This out-of-this-world diamond-studded rock just got even weirder

File photo: A photo taken by Expedition 46 flight engineer Tim Peake of the European Space Agency (ESA) aboard the International Space Station shows Italy, the Alps, and the Mediterranean on January, 25, 2016. (REUTERS/NASA/Tim Peake/Handout)

A tiny chunk of stone that looks like nothing else ever seen in the solar system might be even weirder than scientists thought.

The Hypatia stone was found in southwestern Egypt in 1996. It was hardly more than a pebble, just 1.3 inches (3.5 centimeters) wide at its widest and a smidge over an ounce (30 grams) in weight. But analysis revealed that the stone (dubbed "Hypatia" for a fourth-century female mathematician and philosopher) fit into no known category of meteorite. Now, a new study suggests that at least some parts of the stone may have formed before the solar system did.

If so — and that is a big "if" — the stone might reveal that the dust cloud that eventually congealed into our solar system was not as uniform as previously believed. [Big Bang to Civilization: 10 Amazing Origin Events]

Oddball discovery

When the Hypatia stone was first discovered, researchers weren't sure where it came from. Because it is studded with microdiamonds 50 nanometers to 2 micrometers in size, one possibility was that it was a strange example of a type of diamond known as a carbonado diamond. But studies in 2013 and 2015 definitively knocked out that possibility: The ratios of noble gases in the stone show that it is most certainly from out of this world. (The diamonds probably formed from the shock when the space rock blasted through Earth's atmosphere.)

"This is a piece of extraterrestrial material," said Guillaume Avice, a postdoctoral scholar of geochemistry at the California Institute of Technology who participated in the 2015 study. [Greetings, Earthlings! 8 Ways Aliens Could Contact Us]

But that's about all that can be definitively said about the Hypatia stone. The makeup of the rock matches no known meteorite. In fact, the rock hasn't been officially categorized as a meteorite, even though it came from space, because only about 0.14 ounces (4 grams) of the original mass of the rock can currently be accounted for. It's not that the rest is permanently lost, Avice said, but it's been chipped apart and sent around to so many labs that fragments are all over the place. The Meteoritical Society requires 20 percent of a meteorite's original mass to be present to officially declare it to be a meteorite.

Mysterious minerals

In the new study, researchers focused on the minerals in the Hypatia stone. They discovered that the stone itself is not uniform, but consists of a carbon-rich matrix shot through with a variety of minerals. These mineral inclusions are as weird as the rest of the rock, the research team found.
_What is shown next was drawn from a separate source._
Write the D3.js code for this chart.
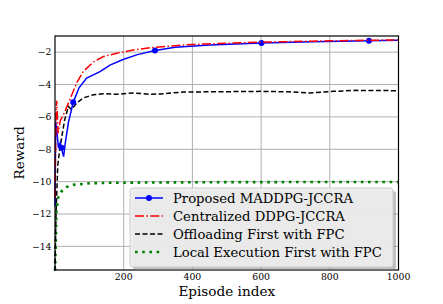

They include pure metallic aluminum nuggets, an extremely rare find in the solar system; moissanite and silver iodine phosphide grains; and strange ratios of elements that fail to match the typical ratios of solar system objects. For example, unlike any other solar object ever found, these minerals include a nickel-phosphide compound with very high ratios of nickel to iron.

"There is no known or imaginable mechanism that [this compound] could have been produced naturally in the solar nebula," study leader Jan Kramers, a geologist at the University of Johannesburg, told Live Science in an email.

The solar nebula is the dust and gas that remained after the formation of the very early sun at the dawn of the solar system about 4.6 billion years ago. Kramers and his colleagues think that this portion of the Hypatia stone may have formed from the pre-solar nebula, making it older than the sun itself. The rest — the carbon-rich matrix — may have coagulated later in the coldest outer reaches of the solar nebula, according to Kramers, because forming large bodies requires a dense dust cloud like the solar nebula to provide the material.

But current theories of solar system formation hold that solar nebula dust was the same everywhere, and Hypatia doesn't fit that picture. The matrix of the stone contains no silicate minerals. The Earth and other rocky planets are full of silicates, and so are stony meteorites. If the matrix of the Hypatia stone formed from the solar nebula, that nebula couldn't have been totally uniform after all, Kramers said.

However, that interpretation of the Hypatia stone's formation is still questionable, Avice said. The test that would cinch whether any part of the object is presolar in origin is an analysis of the Hypatia stone's isotopes, or variations of atoms based on the number of neutrons in their nuclei.

"Presolar material has a very strange isotopic composition compared to the average values of the solar system," Avice said.

Kramers also said isotopic analysis of both the matrix and the mineral inclusions in the stone is the next step researchers need to take to better understand the mysterious space pebble.

Until then, Avice said, "we still don't know what this is, exactly."